Gregor Fisken is a British racing driver and businessman (born 28 September 1964) who currently races historic and modern-day sportscars. He is one of only a handful of racing drivers to have driven in all four classes (LMP1, LMP2, GT1 and GT2) at the famous Le Mans 24 Hours motor race.

Early career 
Fisken began his career as an apprentice mechanic with the famous Scottish restorer and dealer of pre-war motorcars, Bunty Scott-Moncrieff, while also trying his luck at rallycross in old cars he prepared. In the late 1980s Gregor worked in the sales department of Coys of Kensington, an upmarket classic car dealership in a Kensington Mews.

In 1996 Fisken’s passion for classic cars led him to open his dealership, Fiskens Fine Historic Automobiles, in London’s upmarket South Kensington. As of 2014, the business continues to operate successfully, with work currently underway to expand the premises.

Racing success 
With continuing business success, Fisken decided to turn his attention back to racing – both in historic cars and more modern machinery.

In 1998, Fisken managed the feat of winning his class in both the Tour Auto and the Monaco Historic Grand Prix as well as finish a competitive second overall in the British Empire Trophy at Silverstone in a Porsche 962 Group C car. A first foray in modern racing netted Fisken a third in the Silverstone GT race in a McLaren F1 GTR.

Due to a lack of spare time, Fisken was forced to cut back on his racing activities in 1999 and 2000, only being able to compete in one race each year. Success still arrived though, scoring a third in class in the Spa 3 Hours and winning his class for the second time in the Monaco Historic Grand Prix.

For 2001, Fisken competed in the Spa 24 Hours, but was unable to finish due to mechanical failure, in modern racing as well as two other races in classic cars: the Goodwood Revival Meeting Tourist Trophy, which he won with team-mate Emmanuele Pirro, and the Nurburgring 500 km where he won his class on the famous Nordschleife.

2002 saw him return to the Nordschleife for the Nürburgring 24 Hours where he finished third in class in a BMW M3 despite spending over an hour in the pits with mechanical problems.

Work commitments proved too much in 2003, but a return to modern racing in 2004 saw Fisken compete in two iconic races: the Sebring 12 Hours and the Le Mans 24 Hours, both with the GT – Racers Group Porsche GT3 RSR.

Attracted by endurance racing, in 2005 Fisken signed up to the Intersport team for two rounds of the American Le Mans Series (with a best in class result in Portland) and the Le Mans 24 Hours (retired after having led his class), and with Team Jota for two rounds of the Le Mans Series (best result of fifth overall in Istanbul).

Mechanical problems plagued the 2006 season in which the best result possible was a first in class in the Shell Historic Ferrari Challenge and a fourth in the Donington 1000 km driving an LMP1 works Courage.

2007 saw Fisken race for the complete year in the Le Mans Series for Larbre Competition in the Aston Martin DBR9 with a best result being first in class in the Mille Milhas, Interlagos, Brazil.

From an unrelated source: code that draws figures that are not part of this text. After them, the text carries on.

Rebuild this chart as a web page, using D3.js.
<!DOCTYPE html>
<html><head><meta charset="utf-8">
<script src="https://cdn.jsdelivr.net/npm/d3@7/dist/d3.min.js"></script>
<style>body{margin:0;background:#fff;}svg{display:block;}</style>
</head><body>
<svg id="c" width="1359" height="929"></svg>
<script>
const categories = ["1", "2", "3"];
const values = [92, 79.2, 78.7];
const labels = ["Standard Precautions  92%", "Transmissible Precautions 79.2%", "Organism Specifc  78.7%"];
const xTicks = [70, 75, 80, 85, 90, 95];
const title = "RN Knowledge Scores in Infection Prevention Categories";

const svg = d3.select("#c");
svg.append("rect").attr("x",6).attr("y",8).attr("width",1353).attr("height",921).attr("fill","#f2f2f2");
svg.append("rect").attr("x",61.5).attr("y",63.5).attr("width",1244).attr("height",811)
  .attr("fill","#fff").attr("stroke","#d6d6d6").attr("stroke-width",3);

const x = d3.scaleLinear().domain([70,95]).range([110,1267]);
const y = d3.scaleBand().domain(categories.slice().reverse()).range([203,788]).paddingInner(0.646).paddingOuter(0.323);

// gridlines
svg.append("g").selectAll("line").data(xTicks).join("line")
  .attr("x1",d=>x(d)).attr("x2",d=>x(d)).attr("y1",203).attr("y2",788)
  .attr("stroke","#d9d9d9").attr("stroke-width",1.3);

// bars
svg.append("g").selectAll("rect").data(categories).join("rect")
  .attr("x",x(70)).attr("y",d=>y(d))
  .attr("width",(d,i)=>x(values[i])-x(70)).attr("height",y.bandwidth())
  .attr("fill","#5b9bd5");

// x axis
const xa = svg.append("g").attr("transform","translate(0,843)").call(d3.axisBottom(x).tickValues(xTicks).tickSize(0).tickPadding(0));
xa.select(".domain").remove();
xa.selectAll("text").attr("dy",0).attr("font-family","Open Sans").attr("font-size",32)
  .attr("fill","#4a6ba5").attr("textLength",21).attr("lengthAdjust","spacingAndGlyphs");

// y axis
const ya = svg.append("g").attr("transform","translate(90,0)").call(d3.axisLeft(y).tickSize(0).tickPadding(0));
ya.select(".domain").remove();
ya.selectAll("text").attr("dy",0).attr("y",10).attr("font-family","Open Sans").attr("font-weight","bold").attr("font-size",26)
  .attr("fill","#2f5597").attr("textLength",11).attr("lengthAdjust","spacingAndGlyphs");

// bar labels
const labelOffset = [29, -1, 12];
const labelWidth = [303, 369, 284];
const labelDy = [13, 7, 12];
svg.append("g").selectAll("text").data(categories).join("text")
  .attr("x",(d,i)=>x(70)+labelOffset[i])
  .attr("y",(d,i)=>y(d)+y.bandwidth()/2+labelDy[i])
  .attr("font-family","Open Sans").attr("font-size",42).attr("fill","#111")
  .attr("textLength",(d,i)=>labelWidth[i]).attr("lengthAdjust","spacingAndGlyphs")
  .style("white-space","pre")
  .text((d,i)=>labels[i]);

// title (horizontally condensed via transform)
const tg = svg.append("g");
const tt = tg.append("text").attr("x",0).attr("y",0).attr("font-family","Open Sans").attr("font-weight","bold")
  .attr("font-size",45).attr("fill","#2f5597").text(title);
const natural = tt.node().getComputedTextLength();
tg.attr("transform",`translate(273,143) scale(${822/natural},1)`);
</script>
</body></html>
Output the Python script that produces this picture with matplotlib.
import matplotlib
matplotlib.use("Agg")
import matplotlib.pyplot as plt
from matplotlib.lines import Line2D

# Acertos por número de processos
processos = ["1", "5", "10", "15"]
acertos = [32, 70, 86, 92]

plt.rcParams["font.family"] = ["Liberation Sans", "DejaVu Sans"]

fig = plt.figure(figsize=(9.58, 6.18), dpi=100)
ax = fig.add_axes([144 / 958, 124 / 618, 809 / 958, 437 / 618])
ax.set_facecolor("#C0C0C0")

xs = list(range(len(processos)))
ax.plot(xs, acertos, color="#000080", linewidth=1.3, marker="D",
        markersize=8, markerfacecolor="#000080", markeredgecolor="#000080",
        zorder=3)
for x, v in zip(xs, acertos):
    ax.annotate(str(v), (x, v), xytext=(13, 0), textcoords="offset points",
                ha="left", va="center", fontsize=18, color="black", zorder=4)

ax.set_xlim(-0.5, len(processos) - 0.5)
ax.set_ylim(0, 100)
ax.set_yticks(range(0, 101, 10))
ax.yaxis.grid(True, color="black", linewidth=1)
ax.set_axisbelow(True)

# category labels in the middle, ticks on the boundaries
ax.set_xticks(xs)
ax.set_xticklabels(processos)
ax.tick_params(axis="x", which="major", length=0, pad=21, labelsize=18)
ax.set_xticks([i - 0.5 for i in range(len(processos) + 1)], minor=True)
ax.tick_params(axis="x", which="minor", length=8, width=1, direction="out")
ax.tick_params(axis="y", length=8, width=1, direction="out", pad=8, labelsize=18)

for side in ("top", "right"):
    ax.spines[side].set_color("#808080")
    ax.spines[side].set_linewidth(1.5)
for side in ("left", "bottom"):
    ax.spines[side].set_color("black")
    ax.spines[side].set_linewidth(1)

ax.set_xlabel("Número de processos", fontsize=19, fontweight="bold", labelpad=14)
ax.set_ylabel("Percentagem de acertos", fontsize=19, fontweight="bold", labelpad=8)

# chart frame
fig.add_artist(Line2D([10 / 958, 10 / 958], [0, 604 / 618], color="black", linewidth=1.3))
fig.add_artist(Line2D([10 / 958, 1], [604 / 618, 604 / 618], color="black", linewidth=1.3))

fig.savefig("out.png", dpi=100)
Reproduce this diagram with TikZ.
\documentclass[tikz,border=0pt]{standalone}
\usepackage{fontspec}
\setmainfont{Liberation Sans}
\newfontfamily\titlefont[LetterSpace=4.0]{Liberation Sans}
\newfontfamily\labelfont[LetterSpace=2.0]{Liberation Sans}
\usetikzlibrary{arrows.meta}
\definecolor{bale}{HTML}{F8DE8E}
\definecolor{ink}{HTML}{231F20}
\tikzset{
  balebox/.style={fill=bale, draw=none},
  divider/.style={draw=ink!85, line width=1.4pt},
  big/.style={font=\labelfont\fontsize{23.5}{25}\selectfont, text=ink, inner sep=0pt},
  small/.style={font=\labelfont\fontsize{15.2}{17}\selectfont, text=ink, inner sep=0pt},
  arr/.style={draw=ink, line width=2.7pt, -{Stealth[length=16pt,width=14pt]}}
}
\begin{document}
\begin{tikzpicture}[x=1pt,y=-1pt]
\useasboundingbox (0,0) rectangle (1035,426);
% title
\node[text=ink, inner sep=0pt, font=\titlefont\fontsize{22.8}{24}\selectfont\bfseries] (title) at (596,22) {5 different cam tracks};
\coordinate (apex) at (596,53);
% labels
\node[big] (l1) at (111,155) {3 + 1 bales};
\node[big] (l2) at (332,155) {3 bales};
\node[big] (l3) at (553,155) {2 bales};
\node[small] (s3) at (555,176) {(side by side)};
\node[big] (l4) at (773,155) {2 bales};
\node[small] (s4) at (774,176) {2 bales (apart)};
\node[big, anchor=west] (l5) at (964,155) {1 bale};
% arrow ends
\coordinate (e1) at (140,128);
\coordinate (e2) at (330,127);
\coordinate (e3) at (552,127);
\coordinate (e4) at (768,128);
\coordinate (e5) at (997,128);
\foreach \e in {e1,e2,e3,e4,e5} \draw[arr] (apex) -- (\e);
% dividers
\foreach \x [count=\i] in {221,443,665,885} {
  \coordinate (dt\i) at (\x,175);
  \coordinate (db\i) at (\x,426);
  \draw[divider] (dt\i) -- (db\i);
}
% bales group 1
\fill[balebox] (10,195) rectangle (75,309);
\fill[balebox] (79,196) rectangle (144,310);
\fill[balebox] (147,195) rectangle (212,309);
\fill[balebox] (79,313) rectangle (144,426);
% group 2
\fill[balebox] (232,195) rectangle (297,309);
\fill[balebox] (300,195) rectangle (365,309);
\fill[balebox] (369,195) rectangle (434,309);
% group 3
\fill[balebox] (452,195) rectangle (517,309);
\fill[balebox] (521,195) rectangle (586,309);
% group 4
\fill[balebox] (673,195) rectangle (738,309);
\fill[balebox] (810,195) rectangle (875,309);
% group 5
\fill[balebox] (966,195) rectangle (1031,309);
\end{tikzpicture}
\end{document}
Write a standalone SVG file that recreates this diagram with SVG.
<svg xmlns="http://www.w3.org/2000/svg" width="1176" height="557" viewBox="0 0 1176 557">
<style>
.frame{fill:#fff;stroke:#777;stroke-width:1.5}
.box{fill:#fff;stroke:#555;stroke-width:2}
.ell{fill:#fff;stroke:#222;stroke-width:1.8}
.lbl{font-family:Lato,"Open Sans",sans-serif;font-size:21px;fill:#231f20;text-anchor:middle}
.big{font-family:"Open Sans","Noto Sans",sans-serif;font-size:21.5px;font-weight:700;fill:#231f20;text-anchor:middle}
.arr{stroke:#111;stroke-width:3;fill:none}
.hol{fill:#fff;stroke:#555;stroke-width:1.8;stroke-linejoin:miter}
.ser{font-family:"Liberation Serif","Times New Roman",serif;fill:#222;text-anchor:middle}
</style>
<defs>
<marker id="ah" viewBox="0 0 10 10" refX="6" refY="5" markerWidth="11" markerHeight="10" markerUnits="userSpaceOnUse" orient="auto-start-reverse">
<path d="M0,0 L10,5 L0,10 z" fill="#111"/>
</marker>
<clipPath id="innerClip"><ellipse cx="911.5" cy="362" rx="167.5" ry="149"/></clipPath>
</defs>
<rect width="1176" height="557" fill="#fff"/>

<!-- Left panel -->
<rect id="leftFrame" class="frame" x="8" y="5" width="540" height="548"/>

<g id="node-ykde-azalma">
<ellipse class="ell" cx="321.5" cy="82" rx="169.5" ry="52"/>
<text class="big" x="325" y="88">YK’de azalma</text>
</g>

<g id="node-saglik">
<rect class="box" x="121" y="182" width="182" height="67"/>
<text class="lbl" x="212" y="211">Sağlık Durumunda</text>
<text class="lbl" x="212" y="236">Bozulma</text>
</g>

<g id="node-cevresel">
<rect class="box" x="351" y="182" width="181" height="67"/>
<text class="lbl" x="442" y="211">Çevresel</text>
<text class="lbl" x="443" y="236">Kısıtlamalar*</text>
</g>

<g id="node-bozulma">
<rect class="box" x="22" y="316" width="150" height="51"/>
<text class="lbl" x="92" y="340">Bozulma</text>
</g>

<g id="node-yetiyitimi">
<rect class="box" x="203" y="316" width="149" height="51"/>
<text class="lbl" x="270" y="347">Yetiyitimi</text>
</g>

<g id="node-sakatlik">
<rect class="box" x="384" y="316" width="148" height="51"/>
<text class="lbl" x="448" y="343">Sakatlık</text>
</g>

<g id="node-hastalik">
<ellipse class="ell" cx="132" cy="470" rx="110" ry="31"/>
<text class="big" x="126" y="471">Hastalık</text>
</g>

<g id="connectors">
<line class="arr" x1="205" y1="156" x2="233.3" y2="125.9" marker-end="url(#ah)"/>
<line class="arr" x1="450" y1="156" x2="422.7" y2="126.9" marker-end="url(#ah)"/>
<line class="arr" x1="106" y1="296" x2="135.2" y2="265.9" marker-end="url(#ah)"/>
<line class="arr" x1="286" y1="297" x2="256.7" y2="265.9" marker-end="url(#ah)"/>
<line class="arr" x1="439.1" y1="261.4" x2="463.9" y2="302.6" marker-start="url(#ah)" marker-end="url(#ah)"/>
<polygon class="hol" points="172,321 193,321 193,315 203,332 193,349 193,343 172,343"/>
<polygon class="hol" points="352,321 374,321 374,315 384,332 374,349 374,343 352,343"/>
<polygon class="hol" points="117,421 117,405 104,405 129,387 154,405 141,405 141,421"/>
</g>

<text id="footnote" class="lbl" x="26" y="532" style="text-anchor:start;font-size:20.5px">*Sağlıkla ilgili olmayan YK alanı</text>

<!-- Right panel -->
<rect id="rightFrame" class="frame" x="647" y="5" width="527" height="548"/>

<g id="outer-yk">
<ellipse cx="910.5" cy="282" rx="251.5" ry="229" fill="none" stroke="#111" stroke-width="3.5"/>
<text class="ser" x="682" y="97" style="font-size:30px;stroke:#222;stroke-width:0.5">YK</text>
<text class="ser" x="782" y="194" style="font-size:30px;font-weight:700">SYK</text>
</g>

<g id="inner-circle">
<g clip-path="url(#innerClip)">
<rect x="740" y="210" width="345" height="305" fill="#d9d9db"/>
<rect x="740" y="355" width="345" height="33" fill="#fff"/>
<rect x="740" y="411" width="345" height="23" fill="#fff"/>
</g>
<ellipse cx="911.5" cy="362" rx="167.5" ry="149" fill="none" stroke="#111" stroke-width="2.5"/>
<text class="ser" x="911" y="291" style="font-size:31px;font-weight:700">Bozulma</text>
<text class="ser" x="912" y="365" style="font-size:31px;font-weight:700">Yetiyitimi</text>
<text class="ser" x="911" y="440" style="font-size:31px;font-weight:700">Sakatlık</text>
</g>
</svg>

He did, however, manage to make the finish in the Le Mans 24 Hours, with the same car, with a respectable 13th in class. He was also awarded the Scott Moncrieffe award, named after his former employer Bunty, given for sportsmanship and services to historic racing.

In 2008, Fisken experienced the thrill of a lifetime driving the famous Ferrari 330 P3 at Paul Ricard, twice finishing on the podium. An appearance at the Le Mans Classic and Silverstone Classic weekends showed that he had lost none of his passion for old-timers. A return to the American Le Mans Series quickly followed with 19th position overall and fourth in the LMP1 class at Road America with Intersport.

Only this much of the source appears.